* Directive: Copy the material that follows word for word and omit its pictures.

* Dataset extract:
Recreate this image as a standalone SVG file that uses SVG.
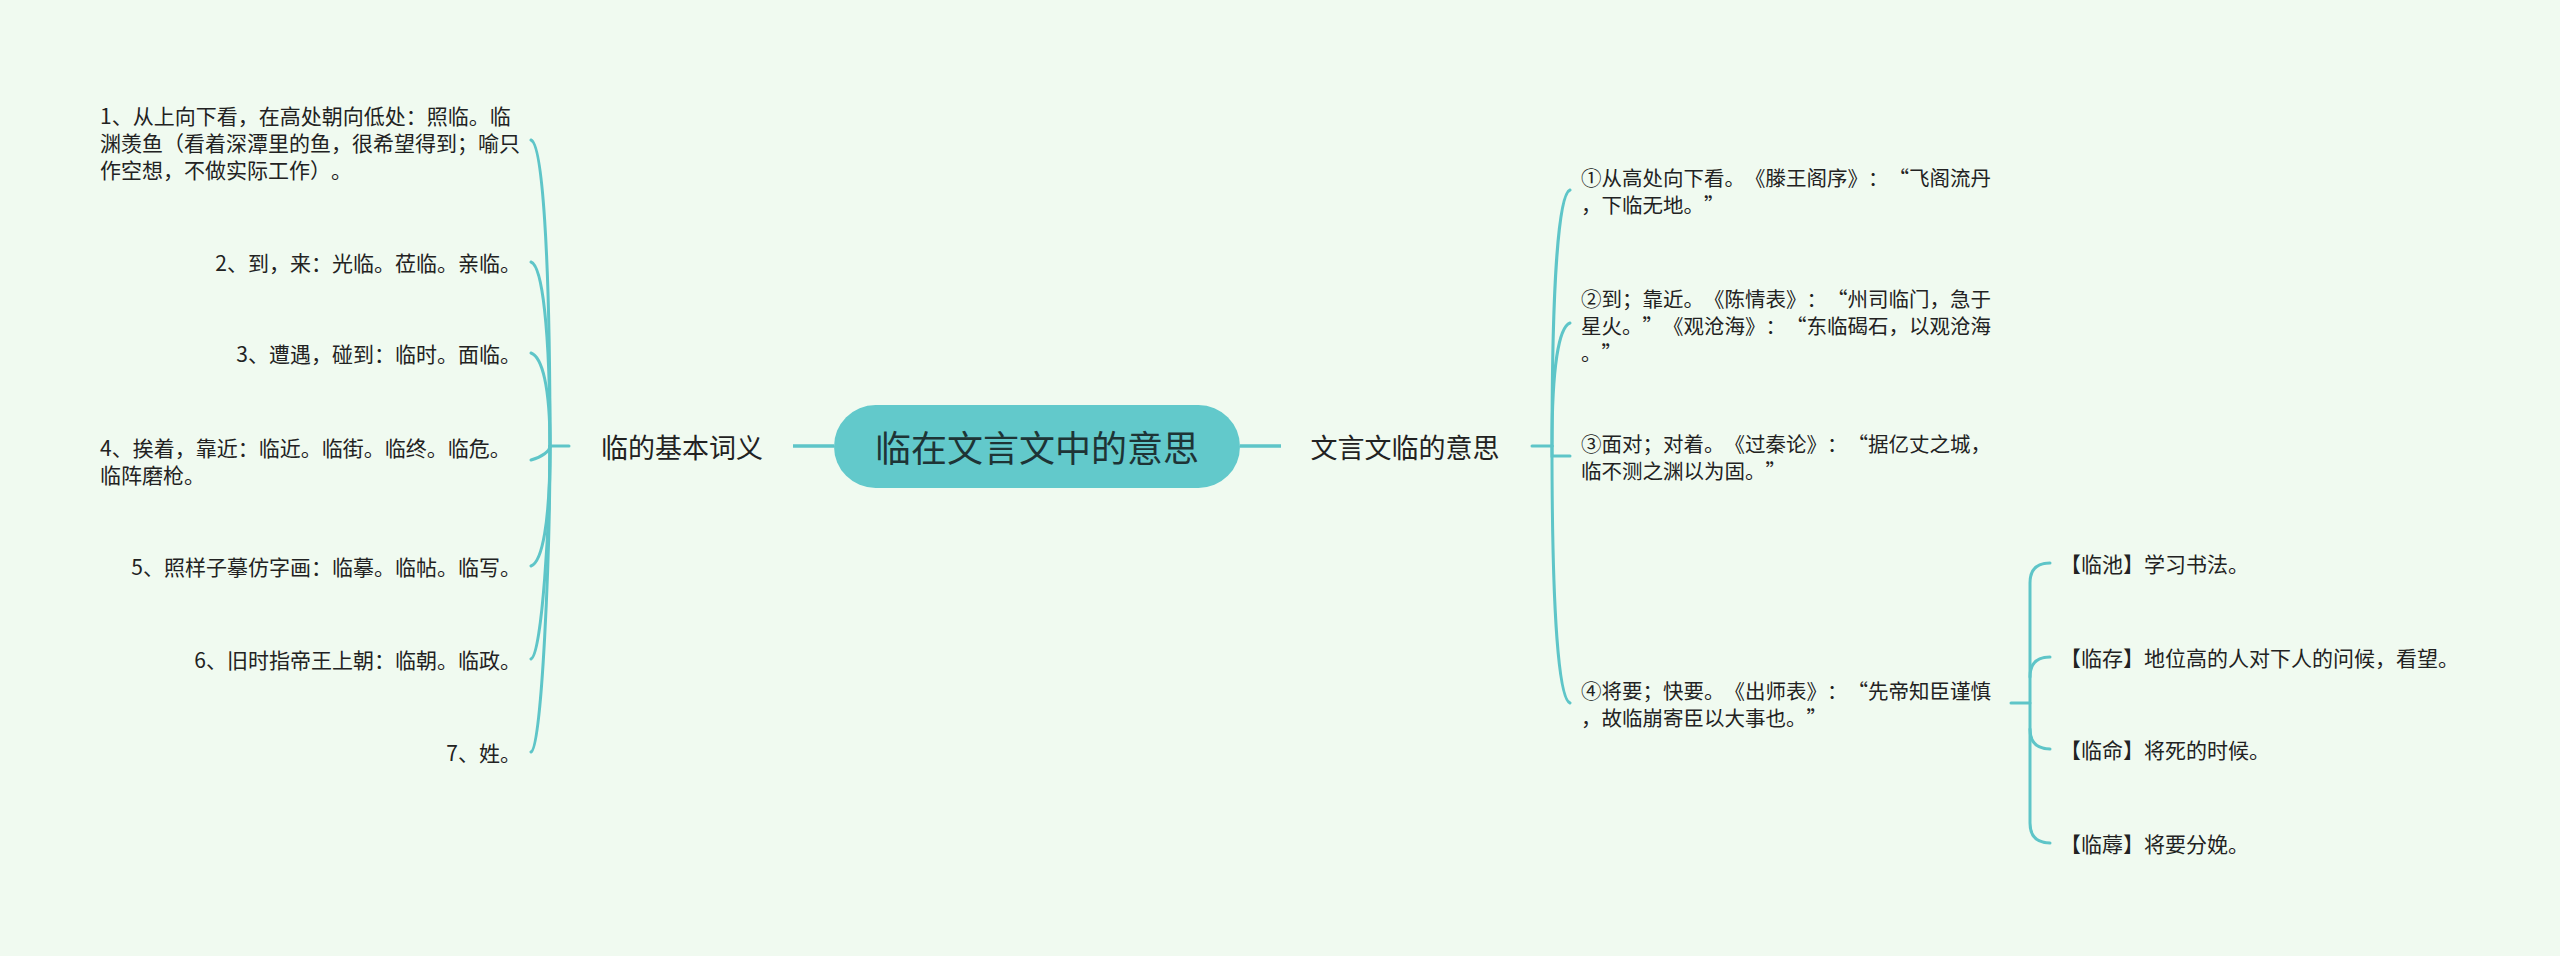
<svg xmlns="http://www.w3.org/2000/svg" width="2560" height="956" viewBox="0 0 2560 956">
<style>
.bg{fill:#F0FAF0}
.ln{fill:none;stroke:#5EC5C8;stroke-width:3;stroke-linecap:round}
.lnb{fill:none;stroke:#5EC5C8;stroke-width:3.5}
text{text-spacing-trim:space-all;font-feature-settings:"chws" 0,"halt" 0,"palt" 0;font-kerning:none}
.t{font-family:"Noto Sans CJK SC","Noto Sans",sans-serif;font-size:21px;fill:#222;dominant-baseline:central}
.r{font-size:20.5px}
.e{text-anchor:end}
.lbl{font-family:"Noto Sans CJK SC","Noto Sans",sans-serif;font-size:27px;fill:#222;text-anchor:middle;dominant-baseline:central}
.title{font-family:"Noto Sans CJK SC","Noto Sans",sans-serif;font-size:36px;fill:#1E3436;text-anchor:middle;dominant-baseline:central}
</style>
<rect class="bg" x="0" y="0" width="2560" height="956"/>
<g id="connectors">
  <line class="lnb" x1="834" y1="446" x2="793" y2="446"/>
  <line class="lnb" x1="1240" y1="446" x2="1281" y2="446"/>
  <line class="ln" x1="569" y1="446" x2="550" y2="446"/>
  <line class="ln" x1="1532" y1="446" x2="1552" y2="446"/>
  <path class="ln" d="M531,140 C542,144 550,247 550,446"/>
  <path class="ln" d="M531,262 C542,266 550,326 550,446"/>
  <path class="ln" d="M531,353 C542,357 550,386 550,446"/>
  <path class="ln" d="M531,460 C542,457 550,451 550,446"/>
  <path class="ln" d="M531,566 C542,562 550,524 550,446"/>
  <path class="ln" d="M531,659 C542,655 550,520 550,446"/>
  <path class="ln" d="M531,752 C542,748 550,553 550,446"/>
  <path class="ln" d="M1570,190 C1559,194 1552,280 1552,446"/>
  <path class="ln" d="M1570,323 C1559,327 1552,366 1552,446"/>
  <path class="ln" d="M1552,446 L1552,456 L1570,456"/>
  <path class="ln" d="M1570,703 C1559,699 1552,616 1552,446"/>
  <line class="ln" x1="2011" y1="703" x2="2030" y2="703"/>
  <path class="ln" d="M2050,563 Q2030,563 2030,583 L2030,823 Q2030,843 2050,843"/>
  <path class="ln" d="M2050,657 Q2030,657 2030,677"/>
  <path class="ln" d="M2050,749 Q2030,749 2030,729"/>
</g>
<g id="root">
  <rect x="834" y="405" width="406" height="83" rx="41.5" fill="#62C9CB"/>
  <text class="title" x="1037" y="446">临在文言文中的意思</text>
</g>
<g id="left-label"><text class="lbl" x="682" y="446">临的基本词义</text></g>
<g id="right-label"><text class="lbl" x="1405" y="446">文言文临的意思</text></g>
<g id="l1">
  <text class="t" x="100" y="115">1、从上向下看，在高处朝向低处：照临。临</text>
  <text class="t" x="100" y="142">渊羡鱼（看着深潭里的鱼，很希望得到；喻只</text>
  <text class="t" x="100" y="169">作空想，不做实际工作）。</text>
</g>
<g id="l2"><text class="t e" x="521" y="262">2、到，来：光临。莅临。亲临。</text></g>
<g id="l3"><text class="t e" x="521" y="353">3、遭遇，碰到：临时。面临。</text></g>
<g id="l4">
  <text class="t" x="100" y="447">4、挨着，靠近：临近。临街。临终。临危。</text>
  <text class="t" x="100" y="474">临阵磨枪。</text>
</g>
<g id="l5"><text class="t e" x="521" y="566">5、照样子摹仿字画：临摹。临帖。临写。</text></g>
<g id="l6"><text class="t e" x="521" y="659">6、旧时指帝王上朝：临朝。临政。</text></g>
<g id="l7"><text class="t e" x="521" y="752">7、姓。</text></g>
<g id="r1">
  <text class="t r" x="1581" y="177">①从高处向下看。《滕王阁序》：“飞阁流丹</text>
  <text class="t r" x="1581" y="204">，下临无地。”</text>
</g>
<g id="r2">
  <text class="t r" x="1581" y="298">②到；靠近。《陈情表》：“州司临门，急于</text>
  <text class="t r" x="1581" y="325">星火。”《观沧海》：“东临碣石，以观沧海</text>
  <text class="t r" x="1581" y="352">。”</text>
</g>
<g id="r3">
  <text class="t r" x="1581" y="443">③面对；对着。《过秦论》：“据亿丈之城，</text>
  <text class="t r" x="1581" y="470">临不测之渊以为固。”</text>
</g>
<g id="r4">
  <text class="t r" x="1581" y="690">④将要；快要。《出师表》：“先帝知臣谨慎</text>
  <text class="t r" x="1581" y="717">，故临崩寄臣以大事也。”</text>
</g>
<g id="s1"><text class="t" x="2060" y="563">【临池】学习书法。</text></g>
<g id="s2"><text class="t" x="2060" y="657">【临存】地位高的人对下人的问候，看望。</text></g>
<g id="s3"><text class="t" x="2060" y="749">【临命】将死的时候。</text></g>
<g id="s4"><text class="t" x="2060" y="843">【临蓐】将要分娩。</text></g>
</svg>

* Exercise response:
Recreate this image as a standalone SVG file that uses SVG.
<svg xmlns="http://www.w3.org/2000/svg" width="2560" height="956" viewBox="0 0 2560 956">
<style>
.bg{fill:#F0FAF0}
.ln{fill:none;stroke:#5EC5C8;stroke-width:3;stroke-linecap:round}
.lnb{fill:none;stroke:#5EC5C8;stroke-width:3.5}
text{text-spacing-trim:space-all;font-feature-settings:"chws" 0,"halt" 0,"palt" 0;font-kerning:none}
.t{font-family:"Noto Sans CJK SC","Noto Sans",sans-serif;font-size:21px;fill:#222;dominant-baseline:central}
.r{font-size:20.5px}
.e{text-anchor:end}
.lbl{font-family:"Noto Sans CJK SC","Noto Sans",sans-serif;font-size:27px;fill:#222;text-anchor:middle;dominant-baseline:central}
.title{font-family:"Noto Sans CJK SC","Noto Sans",sans-serif;font-size:36px;fill:#1E3436;text-anchor:middle;dominant-baseline:central}
</style>
<rect class="bg" x="0" y="0" width="2560" height="956"/>
<g id="connectors">
  <line class="lnb" x1="834" y1="446" x2="793" y2="446"/>
  <line class="lnb" x1="1240" y1="446" x2="1281" y2="446"/>
  <line class="ln" x1="569" y1="446" x2="550" y2="446"/>
  <line class="ln" x1="1532" y1="446" x2="1552" y2="446"/>
  <path class="ln" d="M531,140 C542,144 550,247 550,446"/>
  <path class="ln" d="M531,262 C542,266 550,326 550,446"/>
  <path class="ln" d="M531,353 C542,357 550,386 550,446"/>
  <path class="ln" d="M531,460 C542,457 550,451 550,446"/>
  <path class="ln" d="M531,566 C542,562 550,524 550,446"/>
  <path class="ln" d="M531,659 C542,655 550,520 550,446"/>
  <path class="ln" d="M531,752 C542,748 550,553 550,446"/>
  <path class="ln" d="M1570,190 C1559,194 1552,280 1552,446"/>
  <path class="ln" d="M1570,323 C1559,327 1552,366 1552,446"/>
  <path class="ln" d="M1552,446 L1552,456 L1570,456"/>
  <path class="ln" d="M1570,703 C1559,699 1552,616 1552,446"/>
  <line class="ln" x1="2011" y1="703" x2="2030" y2="703"/>
  <path class="ln" d="M2050,563 Q2030,563 2030,583 L2030,823 Q2030,843 2050,843"/>
  <path class="ln" d="M2050,657 Q2030,657 2030,677"/>
  <path class="ln" d="M2050,749 Q2030,749 2030,729"/>
</g>
<g id="root">
  <rect x="834" y="405" width="406" height="83" rx="41.5" fill="#62C9CB"/>
  <text class="title" x="1037" y="446">临在文言文中的意思</text>
</g>
<g id="left-label"><text class="lbl" x="682" y="446">临的基本词义</text></g>
<g id="right-label"><text class="lbl" x="1405" y="446">文言文临的意思</text></g>
<g id="l1">
  <text class="t" x="100" y="115">1、从上向下看，在高处朝向低处：照临。临</text>
  <text class="t" x="100" y="142">渊羡鱼（看着深潭里的鱼，很希望得到；喻只</text>
  <text class="t" x="100" y="169">作空想，不做实际工作）。</text>
</g>
<g id="l2"><text class="t e" x="521" y="262">2、到，来：光临。莅临。亲临。</text></g>
<g id="l3"><text class="t e" x="521" y="353">3、遭遇，碰到：临时。面临。</text></g>
<g id="l4">
  <text class="t" x="100" y="447">4、挨着，靠近：临近。临街。临终。临危。</text>
  <text class="t" x="100" y="474">临阵磨枪。</text>
</g>
<g id="l5"><text class="t e" x="521" y="566">5、照样子摹仿字画：临摹。临帖。临写。</text></g>
<g id="l6"><text class="t e" x="521" y="659">6、旧时指帝王上朝：临朝。临政。</text></g>
<g id="l7"><text class="t e" x="521" y="752">7、姓。</text></g>
<g id="r1">
  <text class="t r" x="1581" y="177">①从高处向下看。《滕王阁序》：“飞阁流丹</text>
  <text class="t r" x="1581" y="204">，下临无地。”</text>
</g>
<g id="r2">
  <text class="t r" x="1581" y="298">②到；靠近。《陈情表》：“州司临门，急于</text>
  <text class="t r" x="1581" y="325">星火。”《观沧海》：“东临碣石，以观沧海</text>
  <text class="t r" x="1581" y="352">。”</text>
</g>
<g id="r3">
  <text class="t r" x="1581" y="443">③面对；对着。《过秦论》：“据亿丈之城，</text>
  <text class="t r" x="1581" y="470">临不测之渊以为固。”</text>
</g>
<g id="r4">
  <text class="t r" x="1581" y="690">④将要；快要。《出师表》：“先帝知臣谨慎</text>
  <text class="t r" x="1581" y="717">，故临崩寄臣以大事也。”</text>
</g>
<g id="s1"><text class="t" x="2060" y="563">【临池】学习书法。</text></g>
<g id="s2"><text class="t" x="2060" y="657">【临存】地位高的人对下人的问候，看望。</text></g>
<g id="s3"><text class="t" x="2060" y="749">【临命】将死的时候。</text></g>
<g id="s4"><text class="t" x="2060" y="843">【临蓐】将要分娩。</text></g>
</svg>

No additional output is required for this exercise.